Nel caso dell’Animale notturno, proprio per come è costruito, questa domanda è inevitabile, e la risposta è in gran parte sì, almeno per quanto riguarda il poker, e cioè tutta la seconda parte del romanzo: non coincideranno tutti i particolari – per esempio non necessariamente quello, gustosissimo, dei due anziani professori malati di gioco che spiegano al neofita la teoria dei giochi e lo mettono sulla buona strada per diventare un campione. Se si leggono le dichiarazioni in rete circa il poker, coincidono benissimo, invece, la biografia, l’iniziazione, il modo di vivere l’ambiente e di giocare. Sono però dichiarazioni allegre e solari. Non c’è per nulla quel tono cupo, simulacrale, funereo che invece il protagonista irradia intorno a sé nel libro.

Sarà davvero un animale notturno? Il dubbio è di quelli che rendono stimolante il romanzo, anche al di là della storia narrata e dello stile, a tratti particolarmente riuscito in una trasfigurazione ad alta percentuale ipotattica del parlato, tra ironico e barocco, che gli è valso accoglienze generose (a chiudere il cerchio quella calorosissima dello stesso Rielli su Ttl). Ma è anche un problema che si pone sempre più spesso a proposito di libri e autori, quasi che la letteratura fosse sentita come insufficiente e avesse necessità di qualcosa esterno ad essa. E’ successo certamente con Roberto Saviano, ma non solo.

rizzoli

In questi giorni esce in Italia Motel Voyeur (Rizzoli) di Gay Talese, che in America ha suscitato scandalo perché la vicenda piuttosto romanzesca del proprietario d’hotel che spiava le clienti, presentata come assolutamente vera, una storia da “new journalism” di cui Talese è stato uno dei massimi rappresentanti, si è rivelata in gran parte farlocca. Ma Talese non può “mentire”, la menzogna letteraria non gli è concessa, la sua deve essere una verità fattuale, come quelle del giornalismo, e non fantastica come avviene nel romanzo. C’è stata una lunga polemica, che si è conclusa in una vaga promessa di “rivedere alcuni particolari” in una prossima edizione, e al lettore italiano va bene così (a quello americano un po’ meno). Gliela si potrebbe raccontare per benino, ma non è detto che la troverebbe interessante.

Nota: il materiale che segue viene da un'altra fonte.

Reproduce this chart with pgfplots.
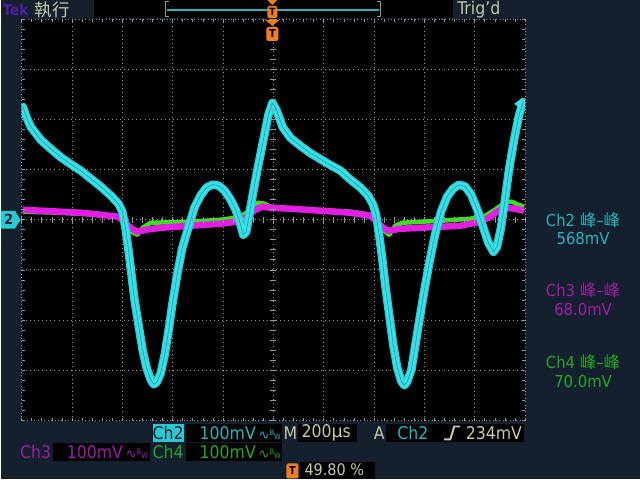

Piva – ma non solo a lui – può fare invece quel che vuole. E sembra prendersi tutta la sua libertà letteraria nella prima parte, dove esplora il sottobosco del cinema e della tv a Roma, fra droghe, sesso più o meno distratto, grandi speranze e generose illusioni. Quando arriva il poker, sembra invece che la verità fattuale voglia prendersi la rivincita; cambia addirittura il linguaggio, sempre più simile a quello, poniamo, del reportage di Rielli: per impennarsi solo nel breve gotico finale. E’ questa la realtà trasfigurata del poker, o in generale del “voler diventare ricco” proclamato nell’incipit oppure, parafrasando Proust, dobbiamo concludere che se l’autore di un libro complesso e ambizioso e il protagonista delle vicenda coincidessero davvero, il nome sarebbe Adrea – e smetterebbe di giocare?